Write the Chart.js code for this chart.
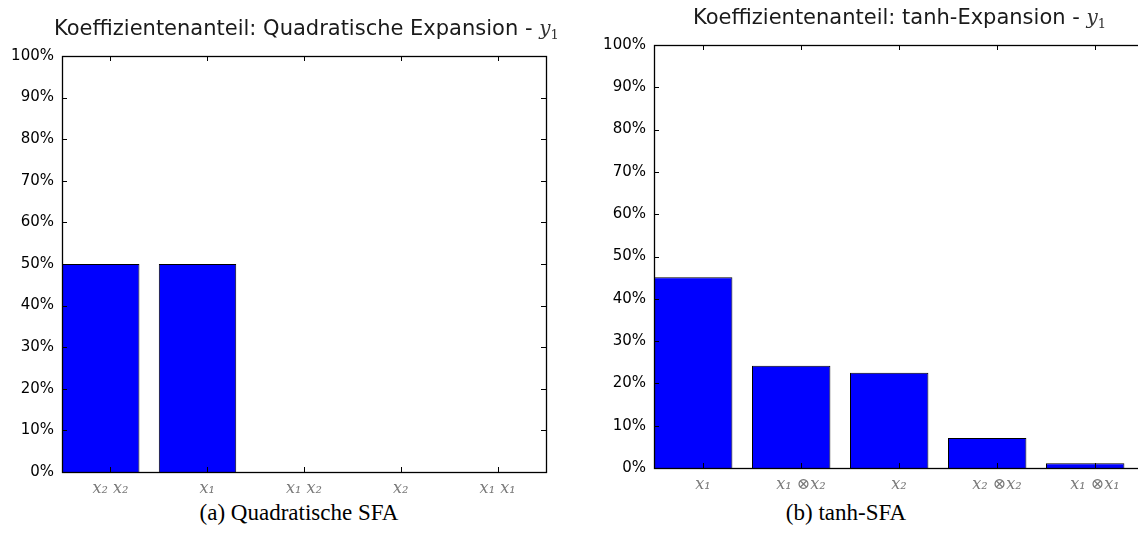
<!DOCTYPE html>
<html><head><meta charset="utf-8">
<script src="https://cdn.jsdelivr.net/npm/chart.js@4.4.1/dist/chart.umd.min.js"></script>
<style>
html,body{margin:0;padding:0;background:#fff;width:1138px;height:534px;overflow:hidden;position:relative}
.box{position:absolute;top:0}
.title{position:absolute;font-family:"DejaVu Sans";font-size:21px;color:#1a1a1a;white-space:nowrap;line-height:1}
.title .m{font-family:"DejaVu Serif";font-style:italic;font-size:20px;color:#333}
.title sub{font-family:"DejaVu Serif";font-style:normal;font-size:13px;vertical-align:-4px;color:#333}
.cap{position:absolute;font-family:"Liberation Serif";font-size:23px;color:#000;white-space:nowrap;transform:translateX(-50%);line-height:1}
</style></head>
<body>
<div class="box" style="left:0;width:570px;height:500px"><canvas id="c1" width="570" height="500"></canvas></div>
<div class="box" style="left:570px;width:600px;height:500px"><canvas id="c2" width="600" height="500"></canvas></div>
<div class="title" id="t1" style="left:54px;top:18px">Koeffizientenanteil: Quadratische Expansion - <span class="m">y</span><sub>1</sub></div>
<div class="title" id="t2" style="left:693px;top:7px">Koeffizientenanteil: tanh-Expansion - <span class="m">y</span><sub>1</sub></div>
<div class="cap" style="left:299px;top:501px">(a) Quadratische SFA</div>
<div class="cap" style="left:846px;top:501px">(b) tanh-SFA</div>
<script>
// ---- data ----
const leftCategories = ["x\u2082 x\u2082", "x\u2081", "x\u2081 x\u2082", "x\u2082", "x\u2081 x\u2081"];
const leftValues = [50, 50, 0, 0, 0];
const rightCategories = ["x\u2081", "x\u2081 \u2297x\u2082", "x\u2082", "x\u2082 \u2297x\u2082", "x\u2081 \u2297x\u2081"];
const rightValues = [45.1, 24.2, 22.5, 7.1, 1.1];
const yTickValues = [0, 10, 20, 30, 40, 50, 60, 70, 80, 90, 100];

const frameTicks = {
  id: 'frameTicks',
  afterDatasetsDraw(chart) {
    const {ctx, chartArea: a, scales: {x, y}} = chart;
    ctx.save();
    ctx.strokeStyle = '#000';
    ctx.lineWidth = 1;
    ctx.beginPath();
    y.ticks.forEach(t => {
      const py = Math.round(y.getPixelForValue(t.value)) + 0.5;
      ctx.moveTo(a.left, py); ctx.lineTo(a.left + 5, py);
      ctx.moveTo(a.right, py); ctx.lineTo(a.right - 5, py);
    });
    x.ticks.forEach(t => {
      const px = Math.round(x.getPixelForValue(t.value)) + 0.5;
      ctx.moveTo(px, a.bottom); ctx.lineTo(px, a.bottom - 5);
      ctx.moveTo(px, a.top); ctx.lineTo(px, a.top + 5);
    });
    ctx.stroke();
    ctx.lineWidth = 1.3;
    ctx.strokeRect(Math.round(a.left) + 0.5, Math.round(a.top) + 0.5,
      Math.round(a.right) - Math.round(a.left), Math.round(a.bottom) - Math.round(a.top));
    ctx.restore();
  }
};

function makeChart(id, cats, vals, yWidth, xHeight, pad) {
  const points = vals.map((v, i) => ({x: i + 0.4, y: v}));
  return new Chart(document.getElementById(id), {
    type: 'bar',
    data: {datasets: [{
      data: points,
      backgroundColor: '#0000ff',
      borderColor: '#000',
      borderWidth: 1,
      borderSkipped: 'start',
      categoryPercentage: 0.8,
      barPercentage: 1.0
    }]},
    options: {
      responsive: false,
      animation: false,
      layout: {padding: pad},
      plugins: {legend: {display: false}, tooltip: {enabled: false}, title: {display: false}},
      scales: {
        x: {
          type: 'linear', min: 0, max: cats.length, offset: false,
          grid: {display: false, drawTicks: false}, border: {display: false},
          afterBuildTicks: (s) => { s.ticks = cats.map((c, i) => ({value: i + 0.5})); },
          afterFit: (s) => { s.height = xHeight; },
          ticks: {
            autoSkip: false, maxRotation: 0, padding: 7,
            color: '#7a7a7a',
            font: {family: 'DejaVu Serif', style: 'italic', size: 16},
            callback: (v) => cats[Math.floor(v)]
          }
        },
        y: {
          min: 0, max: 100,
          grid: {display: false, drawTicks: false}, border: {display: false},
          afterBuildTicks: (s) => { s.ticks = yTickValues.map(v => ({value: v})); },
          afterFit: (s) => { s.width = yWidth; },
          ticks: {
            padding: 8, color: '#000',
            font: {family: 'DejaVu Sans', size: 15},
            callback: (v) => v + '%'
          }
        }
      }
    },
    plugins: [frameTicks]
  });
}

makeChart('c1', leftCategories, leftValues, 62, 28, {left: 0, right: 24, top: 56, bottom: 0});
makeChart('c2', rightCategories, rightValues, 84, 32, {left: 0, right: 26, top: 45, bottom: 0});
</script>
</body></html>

Task objective. Word for word, quote the lines above. Omit the pictures.

Response to this task.
Write the Chart.js code for this chart.
<!DOCTYPE html>
<html><head><meta charset="utf-8">
<script src="https://cdn.jsdelivr.net/npm/chart.js@4.4.1/dist/chart.umd.min.js"></script>
<style>
html,body{margin:0;padding:0;background:#fff;width:1138px;height:534px;overflow:hidden;position:relative}
.box{position:absolute;top:0}
.title{position:absolute;font-family:"DejaVu Sans";font-size:21px;color:#1a1a1a;white-space:nowrap;line-height:1}
.title .m{font-family:"DejaVu Serif";font-style:italic;font-size:20px;color:#333}
.title sub{font-family:"DejaVu Serif";font-style:normal;font-size:13px;vertical-align:-4px;color:#333}
.cap{position:absolute;font-family:"Liberation Serif";font-size:23px;color:#000;white-space:nowrap;transform:translateX(-50%);line-height:1}
</style></head>
<body>
<div class="box" style="left:0;width:570px;height:500px"><canvas id="c1" width="570" height="500"></canvas></div>
<div class="box" style="left:570px;width:600px;height:500px"><canvas id="c2" width="600" height="500"></canvas></div>
<div class="title" id="t1" style="left:54px;top:18px">Koeffizientenanteil: Quadratische Expansion - <span class="m">y</span><sub>1</sub></div>
<div class="title" id="t2" style="left:693px;top:7px">Koeffizientenanteil: tanh-Expansion - <span class="m">y</span><sub>1</sub></div>
<div class="cap" style="left:299px;top:501px">(a) Quadratische SFA</div>
<div class="cap" style="left:846px;top:501px">(b) tanh-SFA</div>
<script>
// ---- data ----
const leftCategories = ["x\u2082 x\u2082", "x\u2081", "x\u2081 x\u2082", "x\u2082", "x\u2081 x\u2081"];
const leftValues = [50, 50, 0, 0, 0];
const rightCategories = ["x\u2081", "x\u2081 \u2297x\u2082", "x\u2082", "x\u2082 \u2297x\u2082", "x\u2081 \u2297x\u2081"];
const rightValues = [45.1, 24.2, 22.5, 7.1, 1.1];
const yTickValues = [0, 10, 20, 30, 40, 50, 60, 70, 80, 90, 100];

const frameTicks = {
  id: 'frameTicks',
  afterDatasetsDraw(chart) {
    const {ctx, chartArea: a, scales: {x, y}} = chart;
    ctx.save();
    ctx.strokeStyle = '#000';
    ctx.lineWidth = 1;
    ctx.beginPath();
    y.ticks.forEach(t => {
      const py = Math.round(y.getPixelForValue(t.value)) + 0.5;
      ctx.moveTo(a.left, py); ctx.lineTo(a.left + 5, py);
      ctx.moveTo(a.right, py); ctx.lineTo(a.right - 5, py);
    });
    x.ticks.forEach(t => {
      const px = Math.round(x.getPixelForValue(t.value)) + 0.5;
      ctx.moveTo(px, a.bottom); ctx.lineTo(px, a.bottom - 5);
      ctx.moveTo(px, a.top); ctx.lineTo(px, a.top + 5);
    });
    ctx.stroke();
    ctx.lineWidth = 1.3;
    ctx.strokeRect(Math.round(a.left) + 0.5, Math.round(a.top) + 0.5,
      Math.round(a.right) - Math.round(a.left), Math.round(a.bottom) - Math.round(a.top));
    ctx.restore();
  }
};

function makeChart(id, cats, vals, yWidth, xHeight, pad) {
  const points = vals.map((v, i) => ({x: i + 0.4, y: v}));
  return new Chart(document.getElementById(id), {
    type: 'bar',
    data: {datasets: [{
      data: points,
      backgroundColor: '#0000ff',
      borderColor: '#000',
      borderWidth: 1,
      borderSkipped: 'start',
      categoryPercentage: 0.8,
      barPercentage: 1.0
    }]},
    options: {
      responsive: false,
      animation: false,
      layout: {padding: pad},
      plugins: {legend: {display: false}, tooltip: {enabled: false}, title: {display: false}},
      scales: {
        x: {
          type: 'linear', min: 0, max: cats.length, offset: false,
          grid: {display: false, drawTicks: false}, border: {display: false},
          afterBuildTicks: (s) => { s.ticks = cats.map((c, i) => ({value: i + 0.5})); },
          afterFit: (s) => { s.height = xHeight; },
          ticks: {
            autoSkip: false, maxRotation: 0, padding: 7,
            color: '#7a7a7a',
            font: {family: 'DejaVu Serif', style: 'italic', size: 16},
            callback: (v) => cats[Math.floor(v)]
          }
        },
        y: {
          min: 0, max: 100,
          grid: {display: false, drawTicks: false}, border: {display: false},
          afterBuildTicks: (s) => { s.ticks = yTickValues.map(v => ({value: v})); },
          afterFit: (s) => { s.width = yWidth; },
          ticks: {
            padding: 8, color: '#000',
            font: {family: 'DejaVu Sans', size: 15},
            callback: (v) => v + '%'
          }
        }
      }
    },
    plugins: [frameTicks]
  });
}

makeChart('c1', leftCategories, leftValues, 62, 28, {left: 0, right: 24, top: 56, bottom: 0});
makeChart('c2', rightCategories, rightValues, 84, 32, {left: 0, right: 26, top: 45, bottom: 0});
</script>
</body></html>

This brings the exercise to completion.